In fact, we felt the addition of 17-inch wheels would spoil the 86’s balance. If it were our money, we’d stick to the 16s.

The GT’s ventilated disc brakes are smaller, measuring 277mm at the front compared to the GTS’s 294mm rotors.

Brake feel is quite good though, with strong response, a linear increase in pedal pressure and no fade during our drive.

And the clutch, brake and accelerator pedals are all perfectly positioned for heel-toeing. Toyota has definitely paid much attention to detail with this one.


First Drive Verdict

It’s not just the pedal arrangement, nor the crisp handling, nor the slick and precise gearbox. With the Toyota 86, every component works in concert to do just one thing - excite the driver.

Tetsuya Tada, chief designer of the 86, is an enthusiast with intimate knowledge of how a sports car is meant to feel. After having driven the 86, his influence is obvious.
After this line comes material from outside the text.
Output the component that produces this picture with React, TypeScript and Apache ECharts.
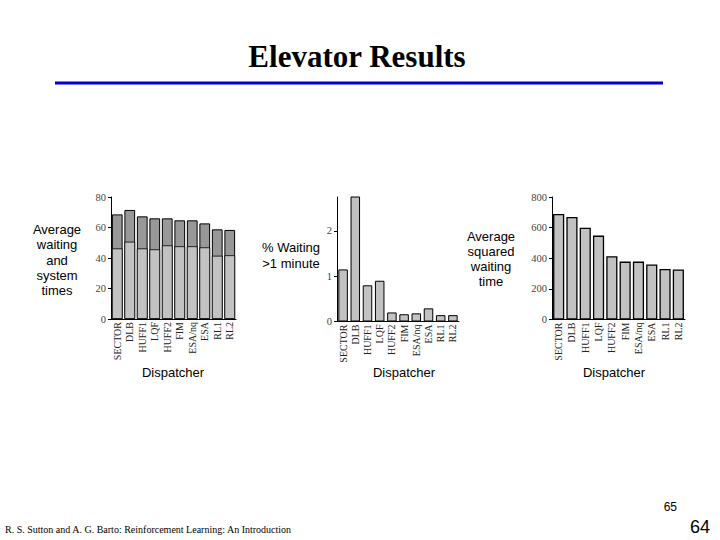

This is a tremendously enjoyable car.

Toyota didn’t tell us the pricing before we embarked on our road drive - they saved that bombshell for later.

It was a shrewd move, for throughout the drive we speculated that a mid-$30k pricetag would be reasonable for the GT. To hear that $29,990 retail price was a very pleasant surprise.

The arrival of the Toyota 86 will have a profound effect on the performance car landscape. It’s bound to steal significant market share from the current crop of hot hatches.

When you can have a vehicle that’s more stylish and more fun to drive than a Golf GTI - for similar money to a Polo GTI - how could you go past the Toyota 86?

That’s right. You can’t.

Stay tuned for our on-track assessment of the Toyota 86’s dynamic capabilities. There’s handbrake turns, drifting, plenty of apex-kissing and loads of high-rpm action. If you’re an enthusiast, you won’t want to miss it.



  • 2012 86 GT - manual - $29,990
  • 2012 86 GT - automatic - $32,490
  • 2012 86 GTS - manual - $35,490
  • 2012 86 GTS - automatic - $37,990

Note: pricing excludes on-road costs.